16 votes

American Stories: A large-scale structured text dataset of historical US newspapers

Posted September 2, 2023 by skybrian

Tags: usa, newspapers, ocr, library of congress, chronicling america, artificial intelligence, studies, source.arxiv

https://arxiv.org/abs/2308.12477

Link information

This data is scraped automatically and may be incorrect.

Published: Aug 2 2023

3 comments

skybrian (OP)
September 2, 2023
Link
Here's the abstract: Here's the Github repo, which links to the dataset on HuggingSpace. It seems to be a large number of tar.gz files. I don't see a way to browse it. Having a nicer way to search...

Here's the abstract:

Existing full text datasets of U.S. public domain newspapers do not recognize the often complex layouts of newspaper scans, and as a result the digitized content scrambles texts from articles, headlines, captions, advertisements, and other layout regions. OCR quality can also be low. This study develops a novel, deep learning pipeline for extracting full article texts from newspaper images and applies it to the nearly 20 million scans in Library of Congress's public domain Chronicling America collection. The pipeline includes layout detection, legibility classification, custom OCR, and association of article texts spanning multiple bounding boxes. To achieve high scalability, it is built with efficient architectures designed for mobile phones. The resulting American Stories dataset provides high quality data that could be used for pre-training a large language model to achieve better understanding of historical English and historical world knowledge. The dataset could also be added to the external database of a retrieval-augmented language model to make historical information - ranging from interpretations of political events to minutiae about the lives of people's ancestors - more widely accessible. Furthermore, structured article texts facilitate using transformer-based methods for popular social science applications like topic classification, detection of reproduced content, and news story clustering. Finally, American Stories provides a massive silver quality dataset for innovating multimodal layout analysis models and other multimodal applications.

Here's the Github repo, which links to the dataset on HuggingSpace. It seems to be a large number of tar.gz files.

I don't see a way to browse it.
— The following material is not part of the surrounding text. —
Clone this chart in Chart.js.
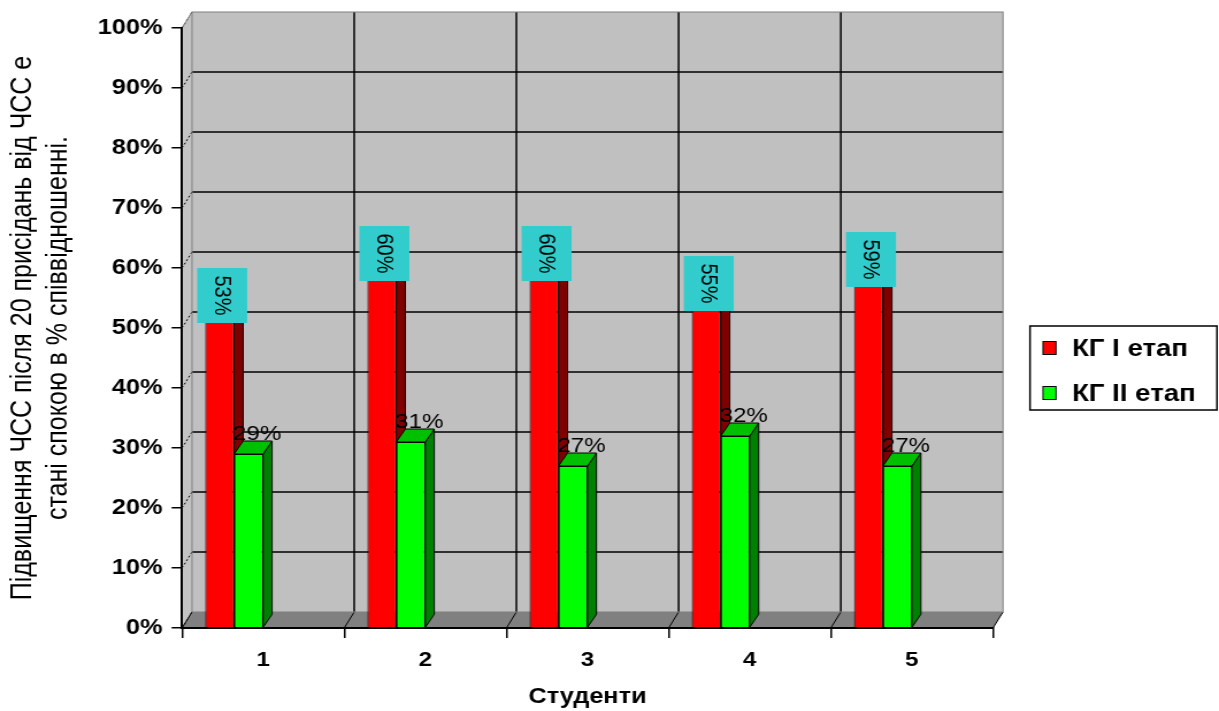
<!DOCTYPE html>
<html>
<head>
<meta charset="utf-8">
<script src="https://cdn.jsdelivr.net/npm/chart.js@4.4.1/dist/chart.umd.min.js"></script>
<style>
  html, body { margin: 0; padding: 0; background: #ffffff; }
</style>
</head>
<body>
<!-- the drawing is made on a narrower canvas and widened horizontally -->
<canvas id="chart" width="1060" height="711" style="display:block;width:1219px;height:711px;"></canvas>
<script>
// ---- data ----
const categories = ['1', '2', '3', '4', '5'];
const seriesNames = ['КГ I етап', 'КГ II етап'];
const stage1 = [53, 60, 60, 55, 59];
const stage2 = [29, 31, 27, 32, 27];
const yTicks = [0, 10, 20, 30, 40, 50, 60, 70, 80, 90, 100];
const yTitle = ['Підвищення ЧСС після 20 присідань від ЧСС е', 'стані спокою в % співвідношенні.'];
const xTitle = 'Студенти';

// ---- look ----
const FONT = "'Liberation Sans', Arial, sans-serif";
const SX = 1219 / 1060;          // horizontal widening of the canvas
const WALL_DX = 10 / SX, WALL_DY = 16;   // depth of the walls
const BAR_DX = 9 / SX, BAR_DY = 13;      // depth of the columns
const faces = [
  { front: '#ff0000', side: '#800000', top: '#c00000' },
  { front: '#00ff00', side: '#008000', top: '#00c000' }
];

function poly(ctx, pts, fill, stroke, lw) {
  ctx.beginPath();
  ctx.moveTo(pts[0][0], pts[0][1]);
  for (let i = 1; i < pts.length; i++) ctx.lineTo(pts[i][0], pts[i][1]);
  ctx.closePath();
  if (fill) { ctx.fillStyle = fill; ctx.fill(); }
  if (stroke) { ctx.strokeStyle = stroke; ctx.lineWidth = lw || 1; ctx.stroke(); }
}
function line(ctx, x1, y1, x2, y2, color, lw) {
  ctx.beginPath();
  ctx.moveTo(x1, y1); ctx.lineTo(x2, y2);
  ctx.strokeStyle = color; ctx.lineWidth = lw; ctx.stroke();
}

// walls, floor and back-wall grid
const wallsPlugin = {
  id: 'walls',
  beforeDraw(chart) {
    const ctx = chart.ctx;
    const { left, right, top, bottom } = chart.chartArea;
    const ys = chart.scales.y, xs = chart.scales.x;
    ctx.save();
    // back wall
    poly(ctx, [[left + WALL_DX, top - WALL_DY], [right + WALL_DX, top - WALL_DY],
               [right + WALL_DX, bottom - WALL_DY], [left + WALL_DX, bottom - WALL_DY]], '#c0c0c0');
    // side wall
    poly(ctx, [[left, top], [left + WALL_DX, top - WALL_DY], [left + WALL_DX, bottom - WALL_DY], [left, bottom]], '#c4c4c4');
    // floor
    poly(ctx, [[left, bottom], [left + WALL_DX, bottom - WALL_DY], [right + WALL_DX, bottom - WALL_DY], [right, bottom]], '#808080');

    // horizontal grid on the back wall + dashed links to the axis
    yTicks.forEach(v => {
      const y = ys.getPixelForValue(v);
      if (v > 0 && v < 100) line(ctx, left + WALL_DX, y - WALL_DY, right + WALL_DX, y - WALL_DY, '#000', 1.5);
      ctx.save();
      ctx.setLineDash([2, 2]);
      line(ctx, left, y, left + WALL_DX, y - WALL_DY, '#000', 1);
      ctx.restore();
    });
    // vertical grid at category boundaries
    const step = xs.getPixelForValue(1) - xs.getPixelForValue(0);
    for (let k = 0; k <= categories.length; k++) {
      const bx = xs.getPixelForValue(0) - step / 2 + k * step;
      if (k > 0 && k < categories.length) {
        line(ctx, bx + WALL_DX, top - WALL_DY, bx + WALL_DX, bottom - WALL_DY, '#000', 1.5);
      }
      line(ctx, bx, bottom, bx + WALL_DX, bottom - WALL_DY, '#000', 1);
    }
    // wall outlines
    ctx.strokeStyle = '#808080'; ctx.lineWidth = 1;
    ctx.strokeRect(left + WALL_DX, top - WALL_DY, right - left, bottom - top);
    line(ctx, left, top, left + WALL_DX, top - WALL_DY, '#808080', 1);
    ctx.restore();
  }
};

// columns with side and top faces, and their value labels
const columnsPlugin = {
  id: 'columns3d',
  beforeDatasetsDraw(chart) {
    const ctx = chart.ctx;
    const first = chart.getDatasetMeta(0).data[0];
    const shift = first.getProps(['width'], true).width;
    ctx.save();
    ctx.translate(-shift, 0);
    const labels = [];
    chart.data.datasets.forEach((ds, i) => {
      const meta = chart.getDatasetMeta(i);
      const f = faces[i];
      meta.data.forEach((bar, j) => {
        const { x, y, base, width } = bar.getProps(['x', 'y', 'base', 'width'], true);
        const l = x - width / 2, r = x + width / 2;
        poly(ctx, [[r, y], [r + BAR_DX, y - BAR_DY], [r + BAR_DX, base - BAR_DY], [r, base]], f.side, '#000', 1);
        poly(ctx, [[l, y], [l + BAR_DX, y - BAR_DY], [r + BAR_DX, y - BAR_DY], [r, y]], f.top, '#000', 1);
        bar.draw(ctx);
        labels.push({ i, x, y, value: ds.data[j] });
      });
    });
    labels.forEach(lb => {
      const text = lb.value + '%';
      ctx.fillStyle = '#000';
      if (lb.i === 0) {
        const cx = lb.x + 2.5 / SX, w = 50 / SX;
        const bTop = lb.y - 42, bBot = lb.y + 13;
        ctx.fillStyle = '#33cccc';
        ctx.fillRect(cx - w / 2, bTop, w, bBot - bTop);
        ctx.save();
        ctx.translate(cx, (bTop + bBot) / 2);
        ctx.rotate(Math.PI / 2);
        ctx.font = '20px ' + FONT;
        ctx.fillStyle = '#000';
        ctx.textAlign = 'center';
        ctx.textBaseline = 'middle';
        ctx.fillText(text, 0, 1);
        ctx.restore();
      } else {
        ctx.font = '21px ' + FONT;
        ctx.textAlign = 'center';
        ctx.textBaseline = 'middle';
        ctx.fillText(text, lb.x + 8.5 / SX, lb.y - 19.5);
      }
    });
    ctx.restore();
    return false;
  }
};

// legend with a frame, to the right of the plot
const legendPlugin = {
  id: 'framedLegend',
  afterDraw(chart) {
    const ctx = chart.ctx;
    const x0 = 1030 / SX, x1 = 1217 / SX, y0 = 326, y1 = 410;
    ctx.save();
    ctx.strokeStyle = '#000'; ctx.lineWidth = 1.5;
    ctx.strokeRect(x0, y0, x1 - x0, y1 - y0);
    const rows = [348, 393];
    chart.data.datasets.forEach((ds, i) => {
      const cy = rows[i];
      ctx.fillStyle = ds.backgroundColor;
      ctx.fillRect(1043 / SX, cy - 6.5, 13 / SX, 13);
      ctx.strokeStyle = '#000'; ctx.lineWidth = 1;
      ctx.strokeRect(1043 / SX, cy - 6.5, 13 / SX, 13);
      ctx.fillStyle = '#000';
      ctx.font = 'bold 24px ' + FONT;
      ctx.textAlign = 'left';
      ctx.textBaseline = 'middle';
      ctx.fillText(ds.label, 1072 / SX, cy + 1);
    });
    ctx.restore();
  }
};

new Chart(document.getElementById('chart'), {
  type: 'bar',
  data: {
    labels: categories,
    datasets: [
      { label: seriesNames[0], data: stage1, backgroundColor: faces[0].front, borderColor: '#000', borderWidth: 1,
        barPercentage: 1, categoryPercentage: 0.357 },
      { label: seriesNames[1], data: stage2, backgroundColor: faces[1].front, borderColor: '#000', borderWidth: 1,
        barPercentage: 1, categoryPercentage: 0.357 }
    ]
  },
  options: {
    responsive: false,
    animation: false,
    devicePixelRatio: 1,
    layout: { padding: { top: 28, right: 1060 - 993 / SX, bottom: 0, left: 0 } },
    plugins: { legend: { display: false }, tooltip: { enabled: false } },
    scales: {
      x: {
        grid: { display: true, drawOnChartArea: false, drawTicks: true, tickLength: 10, color: '#000', lineWidth: 1.5, offset: true },
        border: { display: true, color: '#000', width: 2, z: 1 },
        ticks: { color: '#000', font: { family: FONT, size: 21, weight: 'bold' }, padding: 10, maxRotation: 0 },
        title: { display: true, text: xTitle, color: '#000', font: { family: FONT, size: 22, weight: 'bold', lineHeight: 1.2 },
                 padding: { top: 0, bottom: 1 } },
        afterFit(scale) { scale.height = 83; }
      },
      y: {
        min: 0, max: 100,
        afterBuildTicks(scale) { scale.ticks = yTicks.map(v => ({ value: v })); },
        grid: { display: true, drawOnChartArea: false, drawTicks: true, tickLength: 9, color: '#000', lineWidth: 1.5 },
        border: { display: true, color: '#000', width: 2, z: 1 },
        ticks: { color: '#000', font: { family: FONT, size: 22, weight: 'bold' }, padding: 8,
                 callback: v => v + '%' },
        title: { display: true, text: yTitle, color: '#000', font: { family: FONT, size: 25, lineHeight: 1.22 },
                 padding: { top: 5, bottom: 0 } },
        afterFit(scale) { scale.width = 182 / SX; }
      }
    }
  },
  plugins: [wallsPlugin, columnsPlugin, legendPlugin]
});
</script>
</body>
</html>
Having a nicer way to search and browse old newspaper articles might be pretty cool?

2 votes
[2]
boxer_dogs_dance
September 2, 2023
Link
I was surprised that in their emphasis on training technology like large language models, they did not propose to also provide access to libraries so that the articles could be accessed by users...

I was surprised that in their emphasis on training technology like large language models, they did not propose to also provide access to libraries so that the articles could be accessed by users of the library. I have done news article research on microfilm and it is a huge pain. The abstract pointed out problems with the OCR and other access features of the stored articles and claimed that their dataset was better quality. Why not provide access to people and institutions directly rather than only through ai?

1 vote
1. skybrian (OP)
  September 3, 2023
  Link Parent
  They're not actually providing access through AI either. The main goal of many researchers is to publish papers, often with associated data. They typically don't maintain anything, neither...
  
  They're not actually providing access through AI either. The main goal of many researchers is to publish papers, often with associated data. They typically don't maintain anything, neither production code nor production websites. Once they've published something, it's done and they move on to their next research project. (Although, maybe they'll work on a followup paper using the same data.)
  
  But if anyone wants to do an interesting open source project, building a website for it might be fun? The first step would be looking at the data dump and seeing how much a pain it would be. No AI needed, probably.
  
  Since it's research-quality code, though, you might also end up fixing their pipeline and running it again, and that would involve understanding and improving the AI stuff they used for the pipeline.
  
  A more direct way of answering your question would be write to them and ask if their data would be suitable for making a website.
  
  2 votes